# What to work on
Without including any pictures, write out the listing below exactly.

# Data segment

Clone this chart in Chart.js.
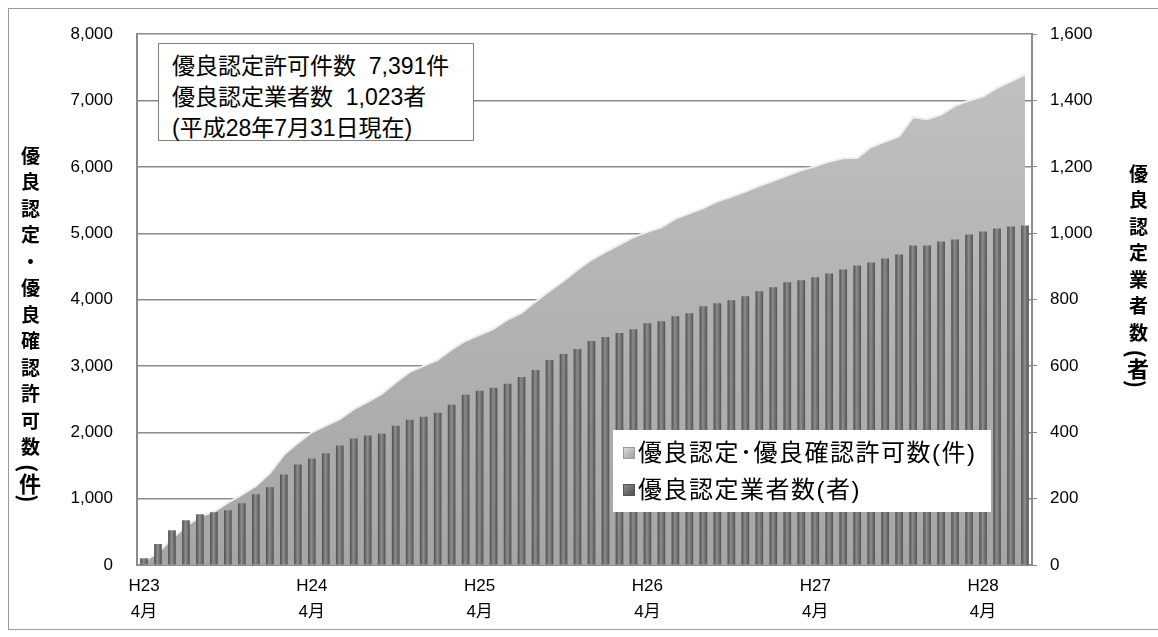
<!DOCTYPE html>
<html lang="ja">
<head>
<meta charset="utf-8">
<script src="https://cdn.jsdelivr.net/npm/chart.js@4.4.1/dist/chart.umd.min.js"></script>
<style>
  html, body { margin: 0; padding: 0; background: #fff; }
  body { width: 1158px; height: 637px; position: relative; overflow: hidden;
         font-family: "Liberation Sans", "Noto Sans CJK JP", sans-serif; color: #000; }
  #wrap { position: absolute; left: 0; top: 0; width: 1158px; height: 637px; }
  .frame { position: absolute; left: 8px; top: 8px; width: 1160px; height: 620px; border: 1px solid #9a9a9a; }
  .vtitle { position: absolute; writing-mode: vertical-rl; font-weight: bold; font-size: 19px;
            letter-spacing: 7.5px; font-family: "Noto Sans CJK JP", sans-serif; line-height: 1; }
  .vtitle span { letter-spacing: 0; font-size: 22px; }
  .note { position: absolute; left: 158px; top: 43px; width: 316px; height: 98px; background: #fff;
          border: 1px solid #7f7f7f; font-size: 23px; line-height: 31px; padding: 7px 0 0 13px; box-sizing: border-box;
          white-space: nowrap; }
  .legbox { position: absolute; left: 613px; top: 430px; width: 378px; height: 82px; background: #fff;
            font-size: 24px; letter-spacing: 1.5px; }
  .legitem { position: absolute; left: 10px; height: 30px; line-height: 30px; white-space: nowrap; }
  .legitem i { display: inline-block; width: 10px; height: 10px; margin-right: 3px; vertical-align: 2px; }
</style>
</head>
<body>
<div id="wrap">
  <div class="frame"></div>
  <canvas id="chart" width="1158" height="637"></canvas>
  <div class="vtitle" style="left:19px; top:146px;">優良認定・優良確認許可数<span>(件)</span></div>
  <div class="vtitle" style="left:1127px; top:164px;">優良認定業者数<span>(者)</span></div>
  <div class="note">
    <div>優良認定許可件数&nbsp;&nbsp;7,391件</div>
    <div>優良認定業者数&nbsp;&nbsp;1,023者</div>
    <div>(平成28年7月31日現在)</div>
  </div>
  <div class="legbox">
    <div class="legitem" style="top:8px;"><i style="background:linear-gradient(135deg,#dadada,#a0a0a0);border:1px solid #9a9a9a;"></i>優良認定･優良確認許可数(件)</div>
    <div class="legitem" style="top:45px;"><i style="background:linear-gradient(135deg,#8a8a8a,#505050);border:1px solid #555;"></i>優良認定業者数(者)</div>
  </div>
</div>
<script>
// ── DATA ─────────────────────────────────────────────────────────────────────
// monthly, H23/4 → H28/7
const yearLabels = ['H23', 'H24', 'H25', 'H26', 'H27', 'H28'];
const monthLabel = '4月';

const permits = [
  60, 180, 400, 580, 735, 800, 940, 1060, 1190, 1380,
  1660, 1840, 2000, 2100, 2200, 2350, 2460, 2580, 2750, 2910,
  3000, 3090, 3250, 3380, 3470, 3560, 3700, 3800, 3970, 4130,
  4280, 4450, 4600, 4720, 4830, 4940, 5020, 5090, 5220, 5300,
  5380, 5480, 5550, 5630, 5715, 5790, 5870, 5950, 6010, 6080,
  6130, 6135, 6300, 6380, 6460, 6750, 6720, 6790, 6920, 7000,
  7060, 7190, 7290, 7391
];

const operators = [
  20, 63, 105, 135, 153, 159, 165, 186, 213, 234,
  273, 303, 321, 337, 360, 381, 390, 396, 420, 438,
  447, 459, 483, 513, 525, 534, 546, 567, 588, 618,
  636, 651, 675, 687, 699, 711, 729, 735, 750, 759,
  780, 789, 798, 810, 825, 837, 852, 858, 867, 879,
  891, 903, 912, 924, 936, 963, 963, 975, 981, 996,
  1005, 1014, 1020, 1023
];

const labels = permits.map((_, i) => i % 12 === 0 ? [yearLabels[i / 12], monthLabel] : '');

// ── STYLE HELPERS ────────────────────────────────────────────────────────────
const FONT = '"Liberation Sans", "Noto Sans CJK JP", sans-serif';
const GRID = '#8c8c8c';

function areaFill(ctx) {
  const { chart } = ctx;
  const area = chart.chartArea;
  if (!area) return '#b0b0b0';
  const g = chart.ctx.createLinearGradient(0, area.top + 40, 0, area.bottom);
  g.addColorStop(0, '#c0c0c0');
  g.addColorStop(0.5, '#b2b2b2');
  g.addColorStop(1, '#a6a6a6');
  return g;
}

function barFill(ctx) {
  const { chart, dataIndex } = ctx;
  const x = chart.scales.x;
  if (!chart.chartArea || !x) return '#6a6a6a';
  const cx = x.getPixelForValue(dataIndex);
  const g = chart.ctx.createLinearGradient(cx - 4, 0, cx + 4, 0);
  g.addColorStop(0, '#4a4a4a');
  g.addColorStop(0.45, '#8e8e8e');
  g.addColorStop(1, '#505050');
  return g;
}

// ── CHART ────────────────────────────────────────────────────────────────────
new Chart(document.getElementById('chart'), {
  data: {
    labels,
    datasets: [
      {
        type: 'bar', label: '優良認定業者数(者)', data: operators, yAxisID: 'y2', order: 0,
        backgroundColor: barFill, borderWidth: 0,
        barPercentage: 0.55, categoryPercentage: 1.0,
      },
      {
        type: 'line', label: '優良認定･優良確認許可数(件)', data: permits, yAxisID: 'y', order: 1,
        fill: 'origin', backgroundColor: areaFill, borderColor: '#efefef', borderWidth: 2,
        pointRadius: 0, tension: 0,
      },
    ],
  },
  options: {
    responsive: false, animation: false,
    layout: { padding: { top: 30, bottom: 0, left: 0, right: 0 } },
    plugins: { legend: { display: false }, tooltip: { enabled: false } },
    scales: {
      x: {
        offset: true,
        grid: { display: false, drawTicks: false },
        border: { color: GRID, width: 2 },
        ticks: { autoSkip: false, maxRotation: 0, minRotation: 0, padding: 8, color: '#000',
                 font: { family: FONT, size: 17, lineHeight: 1.55 } },
        afterFit: s => { s.height = 72; },
      },
      y: {
        position: 'left', min: 0, max: 8000,
        grid: { color: GRID, lineWidth: 1.5, drawTicks: false },
        border: { color: GRID, width: 2 },
        ticks: { stepSize: 1000, padding: 24, color: '#000', font: { family: FONT, size: 17 },
                 callback: v => v.toLocaleString('en-US') },
        afterFit: s => { s.width = 137; },
      },
      y2: {
        position: 'right', min: 0, max: 1600,
        grid: { drawOnChartArea: false, drawTicks: true, tickLength: 5, color: GRID },
        border: { color: GRID, width: 2 },
        ticks: { stepSize: 200, padding: 13, color: '#000', font: { family: FONT, size: 17 },
                 callback: v => v.toLocaleString('en-US') },
        afterFit: s => { s.width = 126; },
      },
    },
  },
});
</script>
</body>
</html>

# Exercise output
Clone this chart in Chart.js.
<!DOCTYPE html>
<html lang="ja">
<head>
<meta charset="utf-8">
<script src="https://cdn.jsdelivr.net/npm/chart.js@4.4.1/dist/chart.umd.min.js"></script>
<style>
  html, body { margin: 0; padding: 0; background: #fff; }
  body { width: 1158px; height: 637px; position: relative; overflow: hidden;
         font-family: "Liberation Sans", "Noto Sans CJK JP", sans-serif; color: #000; }
  #wrap { position: absolute; left: 0; top: 0; width: 1158px; height: 637px; }
  .frame { position: absolute; left: 8px; top: 8px; width: 1160px; height: 620px; border: 1px solid #9a9a9a; }
  .vtitle { position: absolute; writing-mode: vertical-rl; font-weight: bold; font-size: 19px;
            letter-spacing: 7.5px; font-family: "Noto Sans CJK JP", sans-serif; line-height: 1; }
  .vtitle span { letter-spacing: 0; font-size: 22px; }
  .note { position: absolute; left: 158px; top: 43px; width: 316px; height: 98px; background: #fff;
          border: 1px solid #7f7f7f; font-size: 23px; line-height: 31px; padding: 7px 0 0 13px; box-sizing: border-box;
          white-space: nowrap; }
  .legbox { position: absolute; left: 613px; top: 430px; width: 378px; height: 82px; background: #fff;
            font-size: 24px; letter-spacing: 1.5px; }
  .legitem { position: absolute; left: 10px; height: 30px; line-height: 30px; white-space: nowrap; }
  .legitem i { display: inline-block; width: 10px; height: 10px; margin-right: 3px; vertical-align: 2px; }
</style>
</head>
<body>
<div id="wrap">
  <div class="frame"></div>
  <canvas id="chart" width="1158" height="637"></canvas>
  <div class="vtitle" style="left:19px; top:146px;">優良認定・優良確認許可数<span>(件)</span></div>
  <div class="vtitle" style="left:1127px; top:164px;">優良認定業者数<span>(者)</span></div>
  <div class="note">
    <div>優良認定許可件数&nbsp;&nbsp;7,391件</div>
    <div>優良認定業者数&nbsp;&nbsp;1,023者</div>
    <div>(平成28年7月31日現在)</div>
  </div>
  <div class="legbox">
    <div class="legitem" style="top:8px;"><i style="background:linear-gradient(135deg,#dadada,#a0a0a0);border:1px solid #9a9a9a;"></i>優良認定･優良確認許可数(件)</div>
    <div class="legitem" style="top:45px;"><i style="background:linear-gradient(135deg,#8a8a8a,#505050);border:1px solid #555;"></i>優良認定業者数(者)</div>
  </div>
</div>
<script>
// ── DATA ─────────────────────────────────────────────────────────────────────
// monthly, H23/4 → H28/7
const yearLabels = ['H23', 'H24', 'H25', 'H26', 'H27', 'H28'];
const monthLabel = '4月';

const permits = [
  60, 180, 400, 580, 735, 800, 940, 1060, 1190, 1380,
  1660, 1840, 2000, 2100, 2200, 2350, 2460, 2580, 2750, 2910,
  3000, 3090, 3250, 3380, 3470, 3560, 3700, 3800, 3970, 4130,
  4280, 4450, 4600, 4720, 4830, 4940, 5020, 5090, 5220, 5300,
  5380, 5480, 5550, 5630, 5715, 5790, 5870, 5950, 6010, 6080,
  6130, 6135, 6300, 6380, 6460, 6750, 6720, 6790, 6920, 7000,
  7060, 7190, 7290, 7391
];

const operators = [
  20, 63, 105, 135, 153, 159, 165, 186, 213, 234,
  273, 303, 321, 337, 360, 381, 390, 396, 420, 438,
  447, 459, 483, 513, 525, 534, 546, 567, 588, 618,
  636, 651, 675, 687, 699, 711, 729, 735, 750, 759,
  780, 789, 798, 810, 825, 837, 852, 858, 867, 879,
  891, 903, 912, 924, 936, 963, 963, 975, 981, 996,
  1005, 1014, 1020, 1023
];

const labels = permits.map((_, i) => i % 12 === 0 ? [yearLabels[i / 12], monthLabel] : '');

// ── STYLE HELPERS ────────────────────────────────────────────────────────────
const FONT = '"Liberation Sans", "Noto Sans CJK JP", sans-serif';
const GRID = '#8c8c8c';

function areaFill(ctx) {
  const { chart } = ctx;
  const area = chart.chartArea;
  if (!area) return '#b0b0b0';
  const g = chart.ctx.createLinearGradient(0, area.top + 40, 0, area.bottom);
  g.addColorStop(0, '#c0c0c0');
  g.addColorStop(0.5, '#b2b2b2');
  g.addColorStop(1, '#a6a6a6');
  return g;
}

function barFill(ctx) {
  const { chart, dataIndex } = ctx;
  const x = chart.scales.x;
  if (!chart.chartArea || !x) return '#6a6a6a';
  const cx = x.getPixelForValue(dataIndex);
  const g = chart.ctx.createLinearGradient(cx - 4, 0, cx + 4, 0);
  g.addColorStop(0, '#4a4a4a');
  g.addColorStop(0.45, '#8e8e8e');
  g.addColorStop(1, '#505050');
  return g;
}

// ── CHART ────────────────────────────────────────────────────────────────────
new Chart(document.getElementById('chart'), {
  data: {
    labels,
    datasets: [
      {
        type: 'bar', label: '優良認定業者数(者)', data: operators, yAxisID: 'y2', order: 0,
        backgroundColor: barFill, borderWidth: 0,
        barPercentage: 0.55, categoryPercentage: 1.0,
      },
      {
        type: 'line', label: '優良認定･優良確認許可数(件)', data: permits, yAxisID: 'y', order: 1,
        fill: 'origin', backgroundColor: areaFill, borderColor: '#efefef', borderWidth: 2,
        pointRadius: 0, tension: 0,
      },
    ],
  },
  options: {
    responsive: false, animation: false,
    layout: { padding: { top: 30, bottom: 0, left: 0, right: 0 } },
    plugins: { legend: { display: false }, tooltip: { enabled: false } },
    scales: {
      x: {
        offset: true,
        grid: { display: false, drawTicks: false },
        border: { color: GRID, width: 2 },
        ticks: { autoSkip: false, maxRotation: 0, minRotation: 0, padding: 8, color: '#000',
                 font: { family: FONT, size: 17, lineHeight: 1.55 } },
        afterFit: s => { s.height = 72; },
      },
      y: {
        position: 'left', min: 0, max: 8000,
        grid: { color: GRID, lineWidth: 1.5, drawTicks: false },
        border: { color: GRID, width: 2 },
        ticks: { stepSize: 1000, padding: 24, color: '#000', font: { family: FONT, size: 17 },
                 callback: v => v.toLocaleString('en-US') },
        afterFit: s => { s.width = 137; },
      },
      y2: {
        position: 'right', min: 0, max: 1600,
        grid: { drawOnChartArea: false, drawTicks: true, tickLength: 5, color: GRID },
        border: { color: GRID, width: 2 },
        ticks: { stepSize: 200, padding: 13, color: '#000', font: { family: FONT, size: 17 },
                 callback: v => v.toLocaleString('en-US') },
        afterFit: s => { s.width = 126; },
      },
    },
  },
});
</script>
</body>
</html>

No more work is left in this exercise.